If the rest of the layout were also protected with a seperate breaker, thsi wouldn;t happen. Ideally there should probably be multiple power districts ot eh main, as this sounds liek a fairly large layout. But even just one PSX unit, between the DB150 and everythign ont he layout that is NOT connected to the PSX-ARs, would do the trick. The output of the DB150 would go ONLY to the PSX-ARs and the PSX. A short ont he main would not affect either PSX-AR. A Short in the loop would trip that one PSX-AR but the main and the other loop would be unaffected.
–Randy
i know what your talking about and the gaps are about a foot from the mouth of the turnout.
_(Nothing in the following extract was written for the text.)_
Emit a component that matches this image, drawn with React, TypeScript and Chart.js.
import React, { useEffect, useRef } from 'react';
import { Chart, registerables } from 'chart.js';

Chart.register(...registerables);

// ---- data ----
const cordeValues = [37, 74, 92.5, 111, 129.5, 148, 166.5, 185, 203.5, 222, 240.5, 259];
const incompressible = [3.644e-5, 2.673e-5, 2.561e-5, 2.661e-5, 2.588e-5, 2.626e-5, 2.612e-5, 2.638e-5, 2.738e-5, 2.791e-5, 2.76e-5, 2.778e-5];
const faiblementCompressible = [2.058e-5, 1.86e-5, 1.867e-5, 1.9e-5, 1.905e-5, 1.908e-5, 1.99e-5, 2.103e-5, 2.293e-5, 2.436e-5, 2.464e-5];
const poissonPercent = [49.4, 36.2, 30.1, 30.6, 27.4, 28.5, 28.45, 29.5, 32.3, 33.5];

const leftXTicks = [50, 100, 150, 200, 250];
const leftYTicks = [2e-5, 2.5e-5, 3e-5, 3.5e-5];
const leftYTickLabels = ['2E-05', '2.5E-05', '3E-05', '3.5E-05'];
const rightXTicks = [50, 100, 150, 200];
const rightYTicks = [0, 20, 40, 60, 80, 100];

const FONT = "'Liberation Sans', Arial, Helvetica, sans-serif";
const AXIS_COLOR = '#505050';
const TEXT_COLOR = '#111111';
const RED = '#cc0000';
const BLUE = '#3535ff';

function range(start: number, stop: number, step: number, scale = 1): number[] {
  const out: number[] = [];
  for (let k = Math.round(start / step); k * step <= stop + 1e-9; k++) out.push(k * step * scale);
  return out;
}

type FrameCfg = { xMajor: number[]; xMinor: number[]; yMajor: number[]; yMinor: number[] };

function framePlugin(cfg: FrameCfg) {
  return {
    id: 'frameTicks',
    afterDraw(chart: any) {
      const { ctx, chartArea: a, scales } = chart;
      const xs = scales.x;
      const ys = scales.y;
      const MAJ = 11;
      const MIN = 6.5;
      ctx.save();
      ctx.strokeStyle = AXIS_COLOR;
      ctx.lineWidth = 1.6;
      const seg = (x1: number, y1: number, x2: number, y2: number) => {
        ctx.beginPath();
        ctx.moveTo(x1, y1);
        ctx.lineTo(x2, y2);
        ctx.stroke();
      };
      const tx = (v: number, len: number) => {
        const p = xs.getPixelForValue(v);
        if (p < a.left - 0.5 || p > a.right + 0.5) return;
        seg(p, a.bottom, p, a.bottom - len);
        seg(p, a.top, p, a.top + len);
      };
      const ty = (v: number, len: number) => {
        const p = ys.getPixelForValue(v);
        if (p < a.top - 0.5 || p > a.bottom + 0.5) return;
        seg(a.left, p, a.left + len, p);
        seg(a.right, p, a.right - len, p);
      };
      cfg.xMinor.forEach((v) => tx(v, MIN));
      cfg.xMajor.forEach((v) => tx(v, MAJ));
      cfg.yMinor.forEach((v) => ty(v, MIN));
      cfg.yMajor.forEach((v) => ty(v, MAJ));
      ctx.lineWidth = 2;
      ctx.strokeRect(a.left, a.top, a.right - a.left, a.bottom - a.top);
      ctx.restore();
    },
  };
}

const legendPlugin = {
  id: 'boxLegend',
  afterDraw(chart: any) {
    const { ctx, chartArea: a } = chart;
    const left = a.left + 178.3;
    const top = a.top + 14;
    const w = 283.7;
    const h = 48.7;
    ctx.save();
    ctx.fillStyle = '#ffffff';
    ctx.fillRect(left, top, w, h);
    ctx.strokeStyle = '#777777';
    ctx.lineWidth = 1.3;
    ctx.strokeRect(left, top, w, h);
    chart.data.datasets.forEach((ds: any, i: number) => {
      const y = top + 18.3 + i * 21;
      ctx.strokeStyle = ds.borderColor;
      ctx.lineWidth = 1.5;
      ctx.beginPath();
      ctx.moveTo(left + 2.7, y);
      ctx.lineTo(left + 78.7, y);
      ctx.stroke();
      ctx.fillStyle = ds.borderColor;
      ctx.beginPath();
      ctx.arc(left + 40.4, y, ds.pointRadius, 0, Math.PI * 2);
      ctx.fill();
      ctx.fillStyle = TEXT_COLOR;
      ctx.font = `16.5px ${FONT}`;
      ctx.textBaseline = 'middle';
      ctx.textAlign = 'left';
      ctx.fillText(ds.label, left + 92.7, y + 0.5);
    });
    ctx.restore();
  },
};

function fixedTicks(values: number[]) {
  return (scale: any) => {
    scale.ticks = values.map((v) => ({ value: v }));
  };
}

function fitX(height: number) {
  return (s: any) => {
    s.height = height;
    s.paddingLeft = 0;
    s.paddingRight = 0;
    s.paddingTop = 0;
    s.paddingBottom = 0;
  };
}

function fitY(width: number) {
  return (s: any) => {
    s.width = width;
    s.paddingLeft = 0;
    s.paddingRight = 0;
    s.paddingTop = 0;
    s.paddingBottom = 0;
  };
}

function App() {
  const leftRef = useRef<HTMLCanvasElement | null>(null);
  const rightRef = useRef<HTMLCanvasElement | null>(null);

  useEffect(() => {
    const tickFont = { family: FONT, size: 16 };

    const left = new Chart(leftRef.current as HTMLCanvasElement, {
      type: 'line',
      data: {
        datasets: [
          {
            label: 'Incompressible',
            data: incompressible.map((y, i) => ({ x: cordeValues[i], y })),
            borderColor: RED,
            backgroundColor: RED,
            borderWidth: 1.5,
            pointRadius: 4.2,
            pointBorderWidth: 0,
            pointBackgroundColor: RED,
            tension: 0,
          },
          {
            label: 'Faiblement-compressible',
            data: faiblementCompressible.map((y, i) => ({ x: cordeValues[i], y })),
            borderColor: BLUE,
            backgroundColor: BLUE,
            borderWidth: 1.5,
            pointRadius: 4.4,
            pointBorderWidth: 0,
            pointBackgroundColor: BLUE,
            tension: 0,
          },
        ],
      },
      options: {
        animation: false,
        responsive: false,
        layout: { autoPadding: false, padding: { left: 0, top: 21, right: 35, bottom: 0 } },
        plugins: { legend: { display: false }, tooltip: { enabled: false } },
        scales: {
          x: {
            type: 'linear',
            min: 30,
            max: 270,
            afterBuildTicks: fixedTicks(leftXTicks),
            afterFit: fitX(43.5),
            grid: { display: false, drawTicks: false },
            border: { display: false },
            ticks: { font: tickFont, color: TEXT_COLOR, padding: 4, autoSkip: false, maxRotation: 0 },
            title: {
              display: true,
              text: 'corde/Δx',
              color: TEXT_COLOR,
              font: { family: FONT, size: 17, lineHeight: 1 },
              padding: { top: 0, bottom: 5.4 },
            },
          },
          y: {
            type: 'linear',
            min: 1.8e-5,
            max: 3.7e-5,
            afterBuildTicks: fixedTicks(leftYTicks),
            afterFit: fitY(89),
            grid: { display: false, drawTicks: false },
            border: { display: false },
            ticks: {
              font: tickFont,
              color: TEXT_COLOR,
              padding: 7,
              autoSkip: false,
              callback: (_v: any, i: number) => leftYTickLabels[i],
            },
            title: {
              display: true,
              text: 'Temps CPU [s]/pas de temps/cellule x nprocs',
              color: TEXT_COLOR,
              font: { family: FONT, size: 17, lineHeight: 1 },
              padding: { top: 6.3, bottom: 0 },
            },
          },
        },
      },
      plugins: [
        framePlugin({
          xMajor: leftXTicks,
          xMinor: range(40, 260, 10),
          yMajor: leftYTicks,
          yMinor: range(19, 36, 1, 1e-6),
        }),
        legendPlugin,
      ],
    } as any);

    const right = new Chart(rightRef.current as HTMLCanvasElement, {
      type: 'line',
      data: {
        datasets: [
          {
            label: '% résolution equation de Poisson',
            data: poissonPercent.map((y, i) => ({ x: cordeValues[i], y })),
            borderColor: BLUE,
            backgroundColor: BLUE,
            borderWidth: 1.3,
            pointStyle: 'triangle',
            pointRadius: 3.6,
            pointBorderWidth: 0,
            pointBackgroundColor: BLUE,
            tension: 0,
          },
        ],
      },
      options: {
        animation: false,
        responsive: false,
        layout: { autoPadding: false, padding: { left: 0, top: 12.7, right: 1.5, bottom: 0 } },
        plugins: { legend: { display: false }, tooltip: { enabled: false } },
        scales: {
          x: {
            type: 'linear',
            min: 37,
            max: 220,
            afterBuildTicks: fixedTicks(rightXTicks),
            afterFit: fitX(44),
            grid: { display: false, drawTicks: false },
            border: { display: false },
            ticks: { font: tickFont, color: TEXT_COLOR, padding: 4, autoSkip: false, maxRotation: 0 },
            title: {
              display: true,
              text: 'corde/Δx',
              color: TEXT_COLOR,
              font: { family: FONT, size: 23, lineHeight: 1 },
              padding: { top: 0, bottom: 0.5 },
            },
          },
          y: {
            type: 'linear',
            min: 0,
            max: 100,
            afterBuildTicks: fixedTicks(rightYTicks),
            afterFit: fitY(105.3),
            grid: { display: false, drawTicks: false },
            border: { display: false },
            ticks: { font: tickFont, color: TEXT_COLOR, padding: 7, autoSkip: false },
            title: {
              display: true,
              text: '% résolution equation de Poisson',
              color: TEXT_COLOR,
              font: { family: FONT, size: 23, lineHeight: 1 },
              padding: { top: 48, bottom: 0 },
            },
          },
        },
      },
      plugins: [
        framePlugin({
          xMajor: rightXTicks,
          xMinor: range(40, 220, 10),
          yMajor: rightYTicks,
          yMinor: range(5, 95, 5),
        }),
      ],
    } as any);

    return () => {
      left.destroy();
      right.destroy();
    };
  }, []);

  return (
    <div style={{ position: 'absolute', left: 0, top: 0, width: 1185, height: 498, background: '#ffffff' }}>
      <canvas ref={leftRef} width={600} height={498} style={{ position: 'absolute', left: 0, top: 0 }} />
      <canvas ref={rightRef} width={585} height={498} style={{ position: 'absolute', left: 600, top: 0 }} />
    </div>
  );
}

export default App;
The whole bottom of my layout is the reversing section so it’s not the trains being too long. The whole top is also a reversing section. I have a helix that seperates the two reversing sections. The turnouts are being thrown in time.
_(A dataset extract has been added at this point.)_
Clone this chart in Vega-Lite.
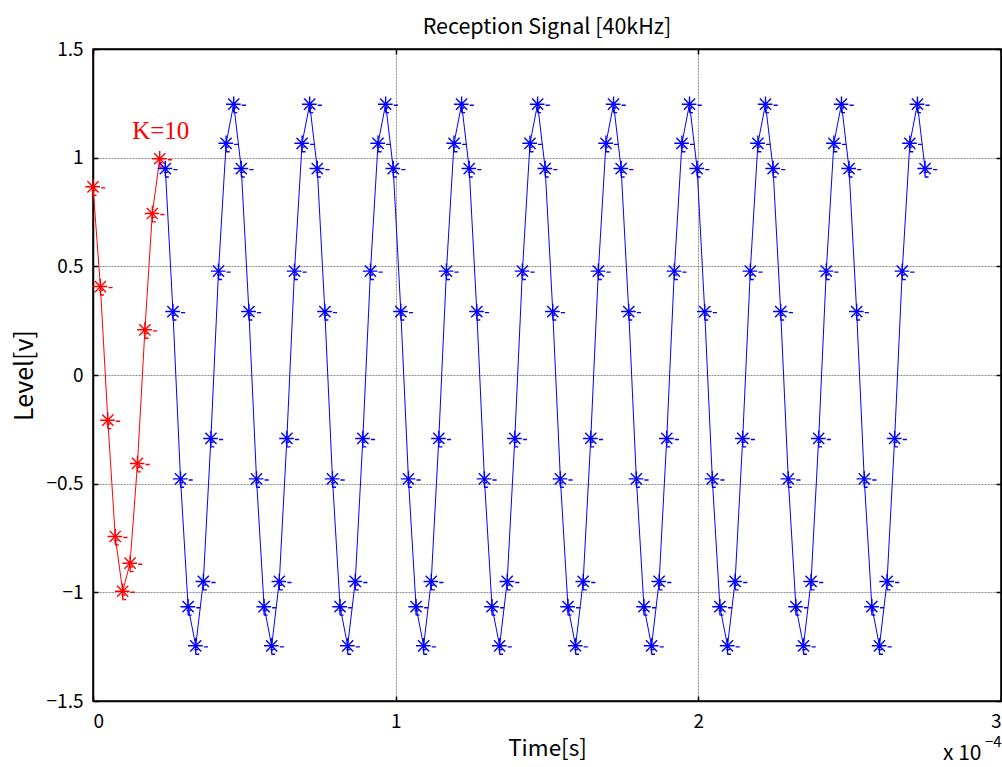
{
  "$schema": "https://vega.github.io/schema/vega-lite/v6.json",
  "width": 908,
  "height": 652,
  "autosize": {"type": "none"},
  "padding": {"left": 93, "top": 49, "right": 1, "bottom": 66},
  "background": "white",
  "title": {
    "text": "Reception Signal [40kHz]",
    "fontSize": 21.5,
    "fontWeight": "normal",
    "font": "Noto Sans CJK JP",
    "color": "black",
    "offset": 2
  },
  "config": {
    "view": {"stroke": "black", "strokeWidth": 1.5},
    "axis": {
      "labelFont": "Noto Sans CJK JP",
      "titleFont": "Noto Sans CJK JP",
      "labelFontSize": 19,
      "titleFontSize": 22.5,
      "titleFontWeight": "normal",
      "labelColor": "black",
      "titleColor": "black",
      "domainColor": "black",
      "domainWidth": 1.5,
      "tickColor": "black",
      "tickWidth": 1.5,
      "gridColor": "#8c8c8c",
      "gridWidth": 1,
      "gridDash": [2, 1]
    }
  },
  "datasets": {
    "signal": [
      {"s": "K", "t": 0, "v": 0.866},
      {"s": "K", "t": 2.45, "v": 0.407},
      {"s": "K", "t": 4.9, "v": -0.208},
      {"s": "K", "t": 7.35, "v": -0.743},
      {"s": "K", "t": 9.8, "v": -0.995},
      {"s": "K", "t": 12.25, "v": -0.866},
      {"s": "K", "t": 14.7, "v": -0.407},
      {"s": "K", "t": 17.15, "v": 0.208},
      {"s": "K", "t": 19.6, "v": 0.743},
      {"s": "K", "t": 22.05, "v": 0.995},

      {"s": "R", "t": 23.9, "v": 0.95},
      {"s": "R", "t": 26.41, "v": 0.292},
      {"s": "R", "t": 28.92, "v": -0.478},
      {"s": "R", "t": 31.43, "v": -1.066},
      {"s": "R", "t": 33.94, "v": -1.246},
      {"s": "R", "t": 36.45, "v": -0.95},
      {"s": "R", "t": 38.96, "v": -0.292},
      {"s": "R", "t": 41.47, "v": 0.478},
      {"s": "R", "t": 43.98, "v": 1.066},
      {"s": "R", "t": 46.49, "v": 1.246},

      {"s": "R", "t": 49.0, "v": 0.95},
      {"s": "R", "t": 51.51, "v": 0.292},
      {"s": "R", "t": 54.02, "v": -0.478},
      {"s": "R", "t": 56.53, "v": -1.066},
      {"s": "R", "t": 59.04, "v": -1.246},
      {"s": "R", "t": 61.55, "v": -0.95},
      {"s": "R", "t": 64.06, "v": -0.292},
      {"s": "R", "t": 66.57, "v": 0.478},
      {"s": "R", "t": 69.08, "v": 1.066},
      {"s": "R", "t": 71.59, "v": 1.246},

      {"s": "R", "t": 74.1, "v": 0.95},
      {"s": "R", "t": 76.61, "v": 0.292},
      {"s": "R", "t": 79.12, "v": -0.478},
      {"s": "R", "t": 81.63, "v": -1.066},
      {"s": "R", "t": 84.14, "v": -1.246},
      {"s": "R", "t": 86.65, "v": -0.95},
      {"s": "R", "t": 89.16, "v": -0.292},
      {"s": "R", "t": 91.67, "v": 0.478},
      {"s": "R", "t": 94.18, "v": 1.066},
      {"s": "R", "t": 96.69, "v": 1.246},

      {"s": "R", "t": 99.2, "v": 0.95},
      {"s": "R", "t": 101.71, "v": 0.292},
      {"s": "R", "t": 104.22, "v": -0.478},
      {"s": "R", "t": 106.73, "v": -1.066},
      {"s": "R", "t": 109.24, "v": -1.246},
      {"s": "R", "t": 111.75, "v": -0.95},
      {"s": "R", "t": 114.26, "v": -0.292},
      {"s": "R", "t": 116.77, "v": 0.478},
      {"s": "R", "t": 119.28, "v": 1.066},
      {"s": "R", "t": 121.79, "v": 1.246},

      {"s": "R", "t": 124.3, "v": 0.95},
      {"s": "R", "t": 126.81, "v": 0.292},
      {"s": "R", "t": 129.32, "v": -0.478},
      {"s": "R", "t": 131.83, "v": -1.066},
      {"s": "R", "t": 134.34, "v": -1.246},
      {"s": "R", "t": 136.85, "v": -0.95},
      {"s": "R", "t": 139.36, "v": -0.292},
      {"s": "R", "t": 141.87, "v": 0.478},
      {"s": "R", "t": 144.38, "v": 1.066},
      {"s": "R", "t": 146.89, "v": 1.246},

      {"s": "R", "t": 149.4, "v": 0.95},
      {"s": "R", "t": 151.91, "v": 0.292},
      {"s": "R", "t": 154.42, "v": -0.478},
      {"s": "R", "t": 156.93, "v": -1.066},
      {"s": "R", "t": 159.44, "v": -1.246},
      {"s": "R", "t": 161.95, "v": -0.95},
      {"s": "R", "t": 164.46, "v": -0.292},
      {"s": "R", "t": 166.97, "v": 0.478},
      {"s": "R", "t": 169.48, "v": 1.066},
      {"s": "R", "t": 171.99, "v": 1.246},

      {"s": "R", "t": 174.5, "v": 0.95},
      {"s": "R", "t": 177.01, "v": 0.292},
      {"s": "R", "t": 179.52, "v": -0.478},
      {"s": "R", "t": 182.03, "v": -1.066},
      {"s": "R", "t": 184.54, "v": -1.246},
      {"s": "R", "t": 187.05, "v": -0.95},
      {"s": "R", "t": 189.56, "v": -0.292},
      {"s": "R", "t": 192.07, "v": 0.478},
      {"s": "R", "t": 194.58, "v": 1.066},
      {"s": "R", "t": 197.09, "v": 1.246},

      {"s": "R", "t": 199.6, "v": 0.95},
      {"s": "R", "t": 202.11, "v": 0.292},
      {"s": "R", "t": 204.62, "v": -0.478},
      {"s": "R", "t": 207.13, "v": -1.066},
      {"s": "R", "t": 209.64, "v": -1.246},
      {"s": "R", "t": 212.15, "v": -0.95},
      {"s": "R", "t": 214.66, "v": -0.292},
      {"s": "R", "t": 217.17, "v": 0.478},
      {"s": "R", "t": 219.68, "v": 1.066},
      {"s": "R", "t": 222.19, "v": 1.246},

      {"s": "R", "t": 224.7, "v": 0.95},
      {"s": "R", "t": 227.21, "v": 0.292},
      {"s": "R", "t": 229.72, "v": -0.478},
      {"s": "R", "t": 232.23, "v": -1.066},
      {"s": "R", "t": 234.74, "v": -1.246},
      {"s": "R", "t": 237.25, "v": -0.95},
      {"s": "R", "t": 239.76, "v": -0.292},
      {"s": "R", "t": 242.27, "v": 0.478},
      {"s": "R", "t": 244.78, "v": 1.066},
      {"s": "R", "t": 247.29, "v": 1.246},

      {"s": "R", "t": 249.8, "v": 0.95},
      {"s": "R", "t": 252.31, "v": 0.292},
      {"s": "R", "t": 254.82, "v": -0.478},
      {"s": "R", "t": 257.33, "v": -1.066},
      {"s": "R", "t": 259.84, "v": -1.246},
      {"s": "R", "t": 262.35, "v": -0.95},
      {"s": "R", "t": 264.86, "v": -0.292},
      {"s": "R", "t": 267.37, "v": 0.478},
      {"s": "R", "t": 269.88, "v": 1.066},
      {"s": "R", "t": 272.39, "v": 1.246},

      {"s": "R", "t": 274.9, "v": 0.95}
    ],
    "notes": [{"label": "K=10", "t": 22.4, "v": 1.123}]
  },
  "resolve": {"axis": {"x": "independent", "y": "independent"}},
  "layer": [
    {
      "data": {"name": "signal"},
      "mark": {"type": "line", "strokeWidth": 1, "clip": true},
      "encoding": {
        "x": {
          "field": "t", "type": "quantitative",
          "scale": {"domain": [0, 300], "nice": false, "zero": false},
          "axis": {
            "orient": "bottom",
            "values": [0, 100, 200, 300],
            "labelExpr": "format(datum.value / 100, 'd')",
            "grid": true,
            "tickSize": -5,
            "labelPadding": 16,
            "title": "Time[s]",
            "titlePadding": 6
          }
        },
        "y": {
          "field": "v", "type": "quantitative",
          "scale": {"domain": [-1.5, 1.5], "nice": false, "zero": false},
          "axis": {
            "orient": "left",
            "values": [-1.5, -1, -0.5, 0, 0.5, 1, 1.5],
            "format": "~g",
            "grid": true,
            "tickSize": -5,
            "labelPadding": 15,
            "title": "Level[v]",
            "titleFontSize": 25,
            "titlePadding": 9
          }
        },
        "color": {
          "field": "s", "type": "nominal",
          "scale": {"domain": ["K", "R"], "range": ["#ff0000", "#0000ff"]},
          "legend": null
        }
      }
    },
    {
      "data": {"name": "signal"},
      "mark": {
        "type": "point",
        "shape": "M-1.1,0L1,0M0,-1.1L0,1.1M-0.8,-0.8L0.8,0.8M-0.8,0.8L0.8,-0.8M1.15,0.15L1.75,0.15M-0.2,0.55L0.35,0.55M-0.05,1.2L0.5,1.2",
        "size": 196,
        "filled": false,
        "strokeWidth": 1.4,
        "opacity": 1
      },
      "encoding": {
        "x": {
          "field": "t", "type": "quantitative",
          "axis": {
            "orient": "top", "values": [0, 100, 200, 300],
            "labels": false, "grid": false, "tickSize": -5, "title": null
          }
        },
        "y": {
          "field": "v", "type": "quantitative",
          "axis": {
            "orient": "right", "values": [-1.5, -1, -0.5, 0, 0.5, 1, 1.5],
            "labels": false, "grid": false, "tickSize": -5, "title": null
          }
        },
        "color": {"field": "s", "type": "nominal", "legend": null}
      }
    },
    {
      "data": {"name": "notes"},
      "mark": {
        "type": "text",
        "font": "Liberation Serif",
        "fontSize": 25,
        "color": "#ff0000",
        "align": "center",
        "baseline": "middle"
      },
      "encoding": {
        "text": {"field": "label"},
        "x": {"field": "t", "type": "quantitative", "axis": null},
        "y": {"field": "v", "type": "quantitative", "axis": null}
      }
    },
    {
      "data": {"values": [{"label": "x 10", "t": 300, "v": -1.5}]},
      "mark": {
        "type": "text",
        "font": "Noto Sans CJK JP",
        "fontSize": 21,
        "color": "black",
        "align": "left",
        "baseline": "middle",
        "dx": -58,
        "dy": 53
      },
      "encoding": {
        "text": {"field": "label"},
        "x": {"field": "t", "type": "quantitative", "axis": null},
        "y": {"field": "v", "type": "quantitative", "axis": null}
      }
    },
    {
      "data": {"values": [{"label": "−4", "t": 300, "v": -1.5}]},
      "mark": {
        "type": "text",
        "font": "Noto Sans CJK JP",
        "fontSize": 15,
        "color": "black",
        "align": "left",
        "baseline": "middle",
        "dx": -16,
        "dy": 41
      },
      "encoding": {
        "text": {"field": "label"},
        "x": {"field": "t", "type": "quantitative", "axis": null},
        "y": {"field": "v", "type": "quantitative", "axis": null}
      }
    }
  ]
}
Thanks, ill check opt. switch 3 to make sure it’s not in autoreverse mode.
I must have lead you guys wrong somewhere. I dont even have a psx just two psx-ar units. One for the top and one for the bottom. I only use them as auto-reversers. The DB150 is my command station for my whole layout. The short will happen even if the train is within the loop. i have them both set at 3.81 amps.
After reading all of your threads. I have come to the conclusion that you guys all have a dizzing intelect. I am going to draw a whole diagram of my layout and the wiring and then we will see what all you dcc geniuses think. Maybe you could give me some good ideas on wiring it a little more bullet proof. You all know that its more fun to run trains when they run alot more flawless.[swg] Thanks for all your input on this subject. I should repost shortly with a diagram.
So the 2 PSX-AR provide protection (and reversing) to the loops only?
And they are the only protection, other than on the booster itself?
Then the first thing I’d do is get a 3rd breaker to protect everything except the loops. Wire so that each of the 3 (2 PSX-AR and the new, 3rd CB) gets power directly from the -150. Then see if the problems go away. This may not completely solve things, but should improve them.
If cost is a problem, it is possibe to wire one PSX-AR to cover both loops so long as no more than one train at a time moves into or out of BOTH loops. Then the other PSX-AR can be set to be a circuit breaker only (I think this is possible, but it’s been awhile since I looked at the docs) for the rest of the layout?
Note that running two reversing sections on a single PSX-AR is less than ideal. It did work for me for a year or two until I was able to upgrade and add a second PSX-AR for the other reversing section.